救われる初穂

司祭 パウロ 上原信幸

 大聖堂の正面の木が、久しぶりに大きなドングリの実をつけました。ここ数年は夏の水不足のためか、大きな実を見ることがあまりありませんでした。 敷地内にいながらも、収穫の秋が来たことを感じます。

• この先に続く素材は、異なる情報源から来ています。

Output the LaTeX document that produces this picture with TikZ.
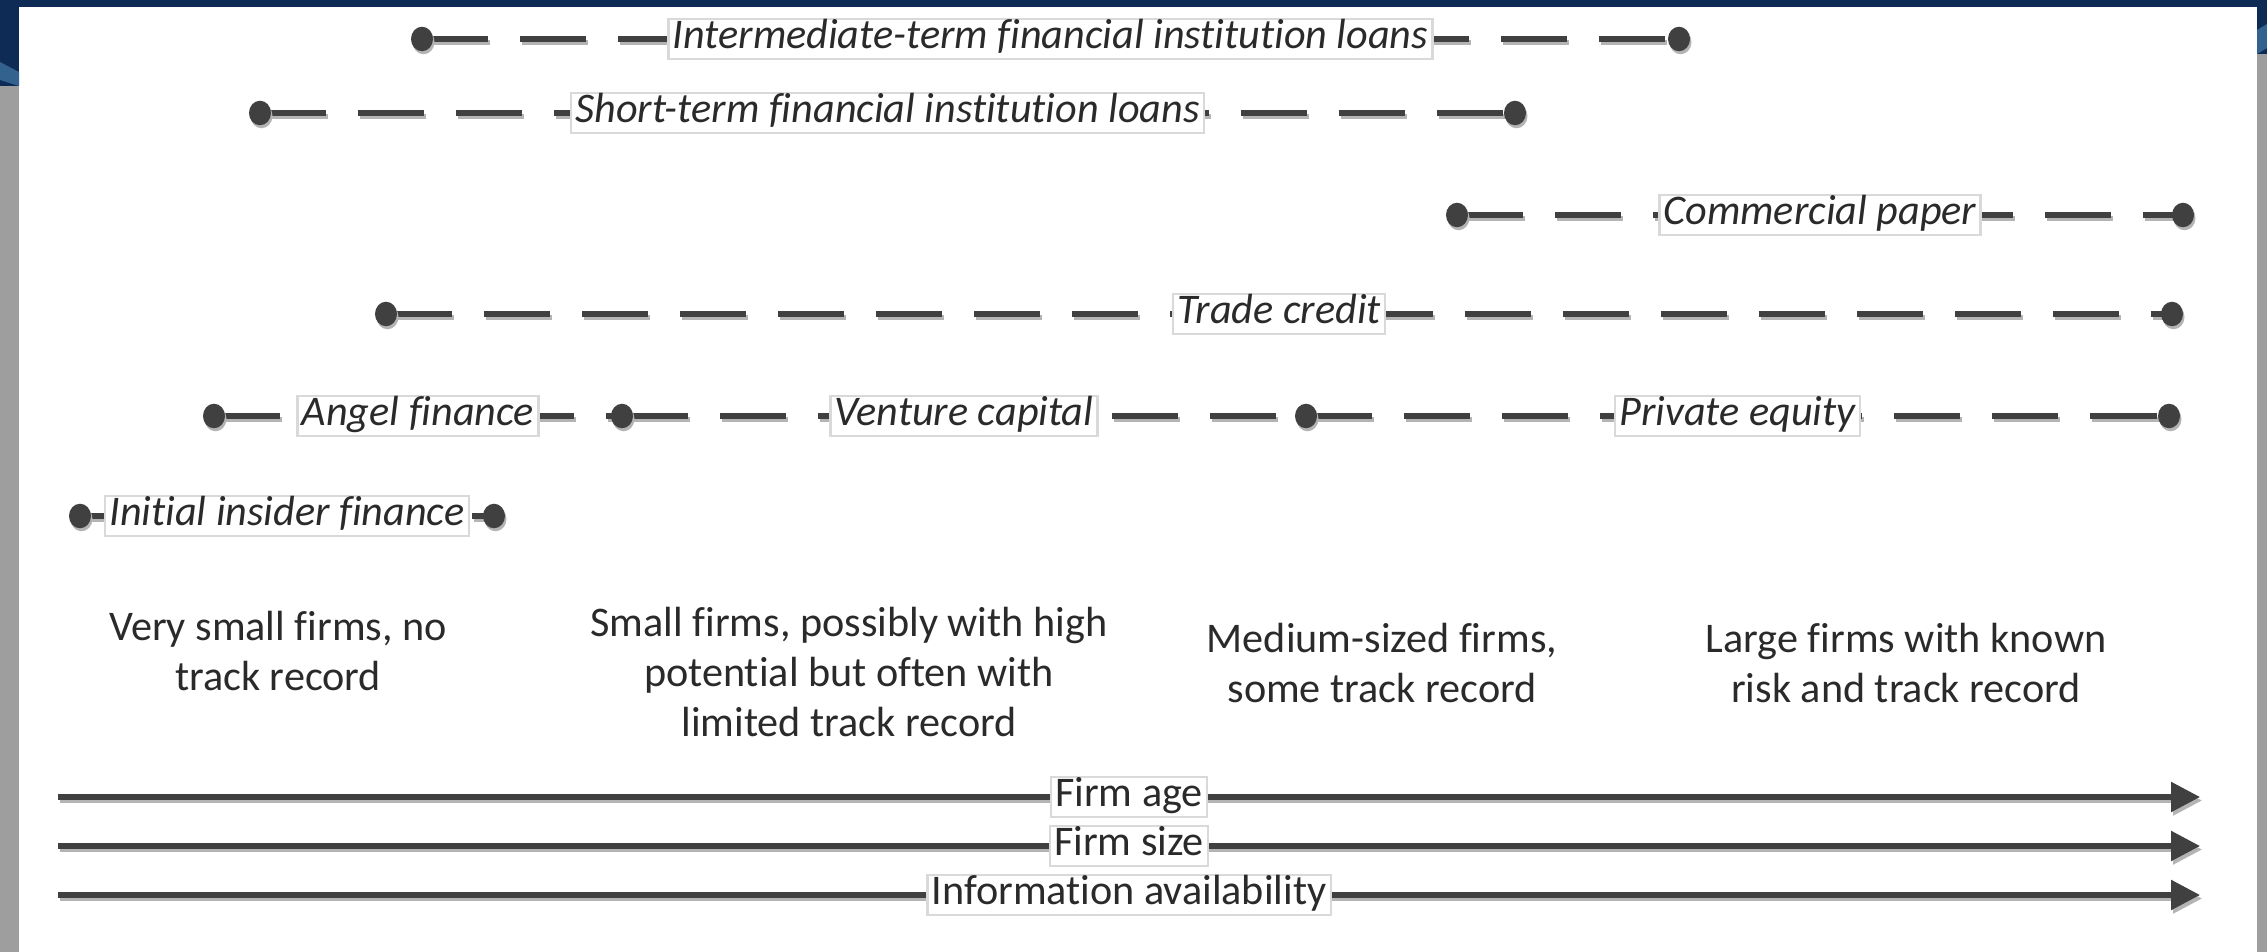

 かつて、エジプトを出たイスラエルの民は、神様が与えてくださった約束の地を目指します。そのすばらしさは申命記に、「平野にも山にも川が流れ、地下水が溢れる土地、小麦、大麦、ぶどう、いちじく、ざくろが実る土地、石は鉄を含んでいる。」と記してあります。
 砂漠や荒れ野を越えてこの地に辿り着いた人々は、この約束の地のことを、「乳と蜜の流れる土地」と呼んでいますが、沙漠の中のオアシスのようなガリラヤ湖畔やヨルダン川流域の土地の豊かさは何にも代えがたいものだったでしょう。
 しかし、この地方でも乾期の間は、全く雨がふらない場所もあるそうです。雨の豊かな日本から行けば、肥沃な三日月地帯と呼ばれるこの地方も、草木の少ない乾燥地帯に見えます。
 しかし、そのような土地が有名なブドウの産地となり、イスラエル産のワインは、日本でも販売されています。

  過酷な状況で

 イエスさまが、しばしばたとえとされる、ぶどうの木は、過酷な環境の中にあっても、非常に生命力にあふれ、その木につながる枝は、すべて豊かな実を結び、枯れることのない木だったのです。
 むしろ、厳しい環境に育つからこそ、甘味の多い豊かな実を結ぶことができます。
 彼らは、年に2度収穫感謝祭を行いました。春は五旬祭と呼ばれ、麦などの穀物の収穫の祝いで、この祭日に教会の誕生日ともいうべき、聖霊降臨の出来事がおこりました。秋は果物を中心とした祭です。この二つの祭で大切なことは、その収穫物を皆で分かち合い、喜ぶということでした。
 今、私たちを取り巻く環境は、決して明るいものではありません。
 しかし、世の中の闇が深ければ深いほど、世の光としてのわたしたちの役割も大きいのだということを考えなくてはなりません。
 イエス様は、ご自分を困難な状況の中にあって豊かな実を結ぶ、ブドウの木とたとえられました。そして、私たちはその枝であると、おっしゃいます。ブドウの枝である私たちを通して、豊かな実りがこの世にもたらされる。これが、イエス様の約束なのです。

  多くの実りが続く

 聖パウロはテサロニケの信徒に宛てて、「神はあなたがたを、救われるべき者の初穂としてお選びになった」と手紙を書きました。彼らは、初穂つまり最初の実であり、後に多くの実りが続くという約束です。そして続いて次のように記してあります。
 「わたしたちの父である神が、どうか、あなたがたの心を励まし、また強め、いつも善い働きをし、善い言葉を語る者としてくださるように。(テサロニケの信徒への手紙U2;13)」 この言葉は、神様が私たちに良い行いと、善い言葉を語る力を与えてくださるということを意味しています。秋を迎えたこの時、神様が、私達に望まれるよき実を、豊かに稔らせることを心がけ、共に生きるようにと与えていただいた、この世界の隣人と恵みを分かち合えることを学びたいと思います。